─── Data supplied
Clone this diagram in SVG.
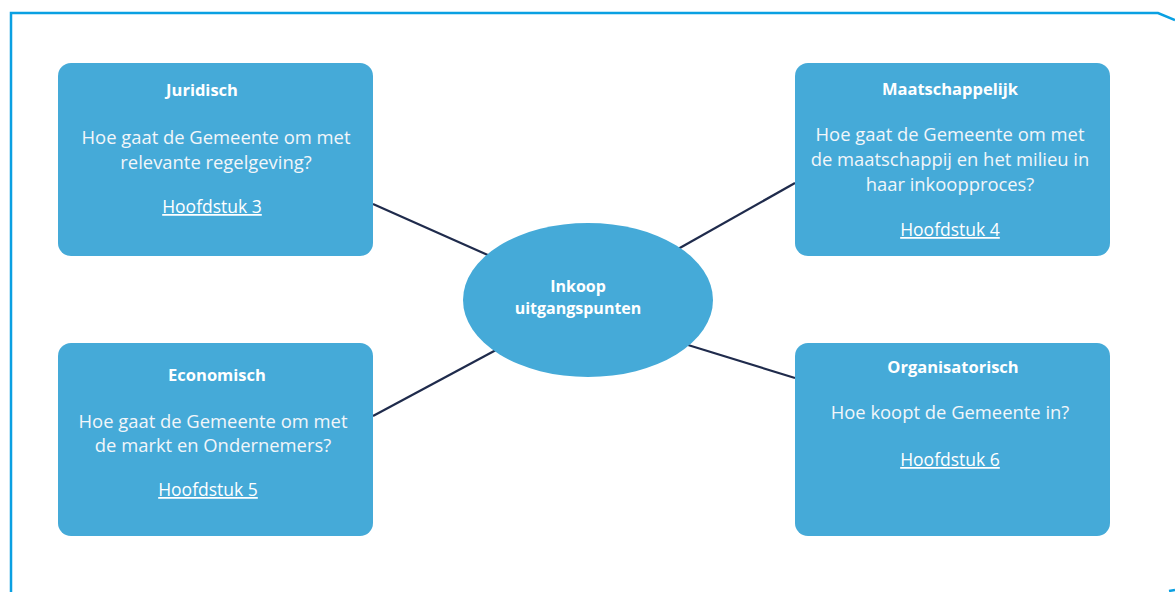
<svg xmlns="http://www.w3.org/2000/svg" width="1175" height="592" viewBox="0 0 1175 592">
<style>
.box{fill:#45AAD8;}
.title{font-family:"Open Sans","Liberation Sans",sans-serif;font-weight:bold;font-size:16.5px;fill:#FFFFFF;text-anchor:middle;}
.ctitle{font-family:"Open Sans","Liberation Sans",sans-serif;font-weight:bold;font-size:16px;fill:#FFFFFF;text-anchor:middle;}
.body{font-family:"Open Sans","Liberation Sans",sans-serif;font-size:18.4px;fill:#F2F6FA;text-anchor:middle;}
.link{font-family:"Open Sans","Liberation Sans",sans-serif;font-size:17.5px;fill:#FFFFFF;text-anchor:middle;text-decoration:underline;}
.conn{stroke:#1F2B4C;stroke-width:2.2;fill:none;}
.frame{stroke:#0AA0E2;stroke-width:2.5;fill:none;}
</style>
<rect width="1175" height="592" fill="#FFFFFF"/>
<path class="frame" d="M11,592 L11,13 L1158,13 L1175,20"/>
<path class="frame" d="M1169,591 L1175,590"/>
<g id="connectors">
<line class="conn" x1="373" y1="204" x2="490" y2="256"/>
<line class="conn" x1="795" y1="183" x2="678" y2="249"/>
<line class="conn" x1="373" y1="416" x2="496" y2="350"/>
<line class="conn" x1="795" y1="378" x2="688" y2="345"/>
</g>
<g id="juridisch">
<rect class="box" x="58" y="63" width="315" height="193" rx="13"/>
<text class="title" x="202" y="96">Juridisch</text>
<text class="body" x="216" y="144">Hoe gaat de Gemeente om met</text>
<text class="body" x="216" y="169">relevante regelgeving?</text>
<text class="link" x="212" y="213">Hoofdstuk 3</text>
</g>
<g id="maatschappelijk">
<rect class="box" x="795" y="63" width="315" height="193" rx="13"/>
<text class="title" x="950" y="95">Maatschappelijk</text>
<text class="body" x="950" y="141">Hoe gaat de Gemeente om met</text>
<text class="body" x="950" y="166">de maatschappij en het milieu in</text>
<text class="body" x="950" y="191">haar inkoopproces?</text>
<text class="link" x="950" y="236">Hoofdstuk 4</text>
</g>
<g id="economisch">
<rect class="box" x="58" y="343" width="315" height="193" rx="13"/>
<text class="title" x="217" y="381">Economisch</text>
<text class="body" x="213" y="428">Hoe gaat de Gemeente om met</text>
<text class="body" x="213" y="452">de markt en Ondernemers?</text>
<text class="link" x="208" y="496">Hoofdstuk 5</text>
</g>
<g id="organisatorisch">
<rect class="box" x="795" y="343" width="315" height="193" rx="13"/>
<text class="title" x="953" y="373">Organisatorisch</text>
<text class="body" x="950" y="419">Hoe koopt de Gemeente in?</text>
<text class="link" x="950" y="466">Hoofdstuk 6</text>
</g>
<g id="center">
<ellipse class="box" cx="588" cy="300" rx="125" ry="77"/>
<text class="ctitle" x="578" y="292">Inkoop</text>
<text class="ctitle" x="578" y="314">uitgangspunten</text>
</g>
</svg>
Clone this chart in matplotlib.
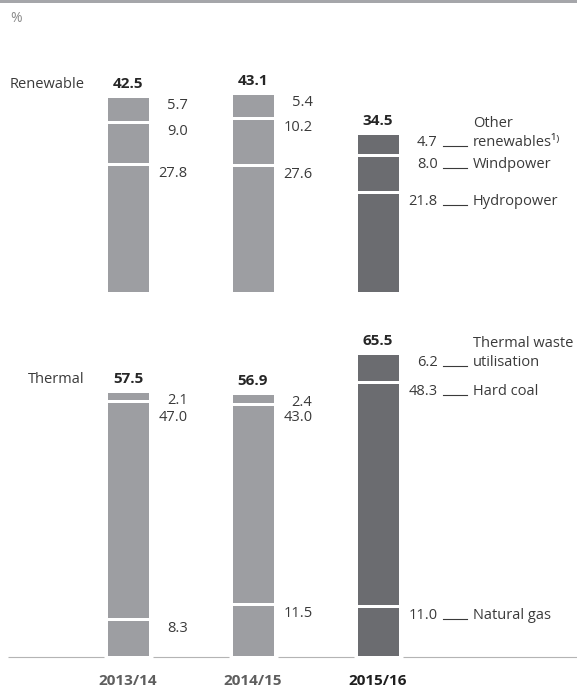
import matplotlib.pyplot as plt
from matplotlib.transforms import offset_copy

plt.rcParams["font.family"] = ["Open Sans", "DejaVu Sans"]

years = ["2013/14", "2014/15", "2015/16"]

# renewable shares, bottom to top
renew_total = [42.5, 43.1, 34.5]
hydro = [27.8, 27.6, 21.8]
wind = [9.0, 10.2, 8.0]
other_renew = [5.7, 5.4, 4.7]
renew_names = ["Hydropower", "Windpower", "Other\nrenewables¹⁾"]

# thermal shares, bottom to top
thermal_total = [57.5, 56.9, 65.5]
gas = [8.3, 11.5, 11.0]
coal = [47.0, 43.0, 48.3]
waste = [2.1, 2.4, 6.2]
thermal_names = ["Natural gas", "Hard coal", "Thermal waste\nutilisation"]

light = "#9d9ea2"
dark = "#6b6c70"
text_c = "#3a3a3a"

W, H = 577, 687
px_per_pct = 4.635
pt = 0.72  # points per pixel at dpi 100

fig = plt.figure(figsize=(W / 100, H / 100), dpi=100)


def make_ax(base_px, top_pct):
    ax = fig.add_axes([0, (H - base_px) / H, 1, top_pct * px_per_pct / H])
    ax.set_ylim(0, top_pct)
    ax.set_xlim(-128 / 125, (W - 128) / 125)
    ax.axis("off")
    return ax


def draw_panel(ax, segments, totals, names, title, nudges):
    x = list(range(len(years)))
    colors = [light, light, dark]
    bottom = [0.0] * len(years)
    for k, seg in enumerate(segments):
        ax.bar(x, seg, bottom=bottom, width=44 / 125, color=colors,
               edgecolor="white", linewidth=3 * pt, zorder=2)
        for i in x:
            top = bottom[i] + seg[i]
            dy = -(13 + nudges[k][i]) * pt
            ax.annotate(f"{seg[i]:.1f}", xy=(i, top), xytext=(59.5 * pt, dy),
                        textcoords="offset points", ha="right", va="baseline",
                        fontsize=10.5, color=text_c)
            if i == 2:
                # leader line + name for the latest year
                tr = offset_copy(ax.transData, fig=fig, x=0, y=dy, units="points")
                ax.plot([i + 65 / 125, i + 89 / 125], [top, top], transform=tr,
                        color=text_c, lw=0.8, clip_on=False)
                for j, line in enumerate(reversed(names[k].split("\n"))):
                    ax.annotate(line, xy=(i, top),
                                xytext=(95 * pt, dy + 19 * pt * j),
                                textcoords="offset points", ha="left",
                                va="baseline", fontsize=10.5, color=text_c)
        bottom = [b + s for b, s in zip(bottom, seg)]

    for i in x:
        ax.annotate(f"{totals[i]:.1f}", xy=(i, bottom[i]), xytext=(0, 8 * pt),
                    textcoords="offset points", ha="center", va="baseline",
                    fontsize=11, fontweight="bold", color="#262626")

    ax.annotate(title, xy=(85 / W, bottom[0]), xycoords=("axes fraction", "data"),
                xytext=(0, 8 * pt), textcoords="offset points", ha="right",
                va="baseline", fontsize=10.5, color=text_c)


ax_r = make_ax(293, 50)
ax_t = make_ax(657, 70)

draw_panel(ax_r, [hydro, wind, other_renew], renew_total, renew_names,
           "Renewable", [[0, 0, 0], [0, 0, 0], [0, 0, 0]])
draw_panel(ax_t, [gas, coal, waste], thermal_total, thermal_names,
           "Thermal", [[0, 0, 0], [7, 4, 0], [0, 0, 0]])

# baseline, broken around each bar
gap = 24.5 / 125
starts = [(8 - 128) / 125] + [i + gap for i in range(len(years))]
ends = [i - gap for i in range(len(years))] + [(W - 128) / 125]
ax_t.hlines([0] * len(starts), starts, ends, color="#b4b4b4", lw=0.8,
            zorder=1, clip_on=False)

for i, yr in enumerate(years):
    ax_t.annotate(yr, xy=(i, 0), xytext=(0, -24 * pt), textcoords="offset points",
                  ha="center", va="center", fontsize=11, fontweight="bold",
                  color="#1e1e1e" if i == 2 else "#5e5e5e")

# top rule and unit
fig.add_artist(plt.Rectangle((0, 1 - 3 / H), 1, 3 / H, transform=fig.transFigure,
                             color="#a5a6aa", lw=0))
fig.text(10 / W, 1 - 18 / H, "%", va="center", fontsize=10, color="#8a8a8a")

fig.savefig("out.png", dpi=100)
──────
Written task:
Leave the pictures out and reproduce each record exactly as written.

Complete answer:
Clone this diagram in SVG.
<svg xmlns="http://www.w3.org/2000/svg" width="1175" height="592" viewBox="0 0 1175 592">
<style>
.box{fill:#45AAD8;}
.title{font-family:"Open Sans","Liberation Sans",sans-serif;font-weight:bold;font-size:16.5px;fill:#FFFFFF;text-anchor:middle;}
.ctitle{font-family:"Open Sans","Liberation Sans",sans-serif;font-weight:bold;font-size:16px;fill:#FFFFFF;text-anchor:middle;}
.body{font-family:"Open Sans","Liberation Sans",sans-serif;font-size:18.4px;fill:#F2F6FA;text-anchor:middle;}
.link{font-family:"Open Sans","Liberation Sans",sans-serif;font-size:17.5px;fill:#FFFFFF;text-anchor:middle;text-decoration:underline;}
.conn{stroke:#1F2B4C;stroke-width:2.2;fill:none;}
.frame{stroke:#0AA0E2;stroke-width:2.5;fill:none;}
</style>
<rect width="1175" height="592" fill="#FFFFFF"/>
<path class="frame" d="M11,592 L11,13 L1158,13 L1175,20"/>
<path class="frame" d="M1169,591 L1175,590"/>
<g id="connectors">
<line class="conn" x1="373" y1="204" x2="490" y2="256"/>
<line class="conn" x1="795" y1="183" x2="678" y2="249"/>
<line class="conn" x1="373" y1="416" x2="496" y2="350"/>
<line class="conn" x1="795" y1="378" x2="688" y2="345"/>
</g>
<g id="juridisch">
<rect class="box" x="58" y="63" width="315" height="193" rx="13"/>
<text class="title" x="202" y="96">Juridisch</text>
<text class="body" x="216" y="144">Hoe gaat de Gemeente om met</text>
<text class="body" x="216" y="169">relevante regelgeving?</text>
<text class="link" x="212" y="213">Hoofdstuk 3</text>
</g>
<g id="maatschappelijk">
<rect class="box" x="795" y="63" width="315" height="193" rx="13"/>
<text class="title" x="950" y="95">Maatschappelijk</text>
<text class="body" x="950" y="141">Hoe gaat de Gemeente om met</text>
<text class="body" x="950" y="166">de maatschappij en het milieu in</text>
<text class="body" x="950" y="191">haar inkoopproces?</text>
<text class="link" x="950" y="236">Hoofdstuk 4</text>
</g>
<g id="economisch">
<rect class="box" x="58" y="343" width="315" height="193" rx="13"/>
<text class="title" x="217" y="381">Economisch</text>
<text class="body" x="213" y="428">Hoe gaat de Gemeente om met</text>
<text class="body" x="213" y="452">de markt en Ondernemers?</text>
<text class="link" x="208" y="496">Hoofdstuk 5</text>
</g>
<g id="organisatorisch">
<rect class="box" x="795" y="343" width="315" height="193" rx="13"/>
<text class="title" x="953" y="373">Organisatorisch</text>
<text class="body" x="950" y="419">Hoe koopt de Gemeente in?</text>
<text class="link" x="950" y="466">Hoofdstuk 6</text>
</g>
<g id="center">
<ellipse class="box" cx="588" cy="300" rx="125" ry="77"/>
<text class="ctitle" x="578" y="292">Inkoop</text>
<text class="ctitle" x="578" y="314">uitgangspunten</text>
</g>
</svg>
Clone this chart in matplotlib.
import matplotlib.pyplot as plt
from matplotlib.transforms import offset_copy

plt.rcParams["font.family"] = ["Open Sans", "DejaVu Sans"]

years = ["2013/14", "2014/15", "2015/16"]

# renewable shares, bottom to top
renew_total = [42.5, 43.1, 34.5]
hydro = [27.8, 27.6, 21.8]
wind = [9.0, 10.2, 8.0]
other_renew = [5.7, 5.4, 4.7]
renew_names = ["Hydropower", "Windpower", "Other\nrenewables¹⁾"]

# thermal shares, bottom to top
thermal_total = [57.5, 56.9, 65.5]
gas = [8.3, 11.5, 11.0]
coal = [47.0, 43.0, 48.3]
waste = [2.1, 2.4, 6.2]
thermal_names = ["Natural gas", "Hard coal", "Thermal waste\nutilisation"]

light = "#9d9ea2"
dark = "#6b6c70"
text_c = "#3a3a3a"

W, H = 577, 687
px_per_pct = 4.635
pt = 0.72  # points per pixel at dpi 100

fig = plt.figure(figsize=(W / 100, H / 100), dpi=100)


def make_ax(base_px, top_pct):
    ax = fig.add_axes([0, (H - base_px) / H, 1, top_pct * px_per_pct / H])
    ax.set_ylim(0, top_pct)
    ax.set_xlim(-128 / 125, (W - 128) / 125)
    ax.axis("off")
    return ax


def draw_panel(ax, segments, totals, names, title, nudges):
    x = list(range(len(years)))
    colors = [light, light, dark]
    bottom = [0.0] * len(years)
    for k, seg in enumerate(segments):
        ax.bar(x, seg, bottom=bottom, width=44 / 125, color=colors,
               edgecolor="white", linewidth=3 * pt, zorder=2)
        for i in x:
            top = bottom[i] + seg[i]
            dy = -(13 + nudges[k][i]) * pt
            ax.annotate(f"{seg[i]:.1f}", xy=(i, top), xytext=(59.5 * pt, dy),
                        textcoords="offset points", ha="right", va="baseline",
                        fontsize=10.5, color=text_c)
            if i == 2:
                # leader line + name for the latest year
                tr = offset_copy(ax.transData, fig=fig, x=0, y=dy, units="points")
                ax.plot([i + 65 / 125, i + 89 / 125], [top, top], transform=tr,
                        color=text_c, lw=0.8, clip_on=False)
                for j, line in enumerate(reversed(names[k].split("\n"))):
                    ax.annotate(line, xy=(i, top),
                                xytext=(95 * pt, dy + 19 * pt * j),
                                textcoords="offset points", ha="left",
                                va="baseline", fontsize=10.5, color=text_c)
        bottom = [b + s for b, s in zip(bottom, seg)]

    for i in x:
        ax.annotate(f"{totals[i]:.1f}", xy=(i, bottom[i]), xytext=(0, 8 * pt),
                    textcoords="offset points", ha="center", va="baseline",
                    fontsize=11, fontweight="bold", color="#262626")

    ax.annotate(title, xy=(85 / W, bottom[0]), xycoords=("axes fraction", "data"),
                xytext=(0, 8 * pt), textcoords="offset points", ha="right",
                va="baseline", fontsize=10.5, color=text_c)


ax_r = make_ax(293, 50)
ax_t = make_ax(657, 70)

draw_panel(ax_r, [hydro, wind, other_renew], renew_total, renew_names,
           "Renewable", [[0, 0, 0], [0, 0, 0], [0, 0, 0]])
draw_panel(ax_t, [gas, coal, waste], thermal_total, thermal_names,
           "Thermal", [[0, 0, 0], [7, 4, 0], [0, 0, 0]])

# baseline, broken around each bar
gap = 24.5 / 125
starts = [(8 - 128) / 125] + [i + gap for i in range(len(years))]
ends = [i - gap for i in range(len(years))] + [(W - 128) / 125]
ax_t.hlines([0] * len(starts), starts, ends, color="#b4b4b4", lw=0.8,
            zorder=1, clip_on=False)

for i, yr in enumerate(years):
    ax_t.annotate(yr, xy=(i, 0), xytext=(0, -24 * pt), textcoords="offset points",
                  ha="center", va="center", fontsize=11, fontweight="bold",
                  color="#1e1e1e" if i == 2 else "#5e5e5e")

# top rule and unit
fig.add_artist(plt.Rectangle((0, 1 - 3 / H), 1, 3 / H, transform=fig.transFigure,
                             color="#a5a6aa", lw=0))
fig.text(10 / W, 1 - 18 / H, "%", va="center", fontsize=10, color="#8a8a8a")

fig.savefig("out.png", dpi=100)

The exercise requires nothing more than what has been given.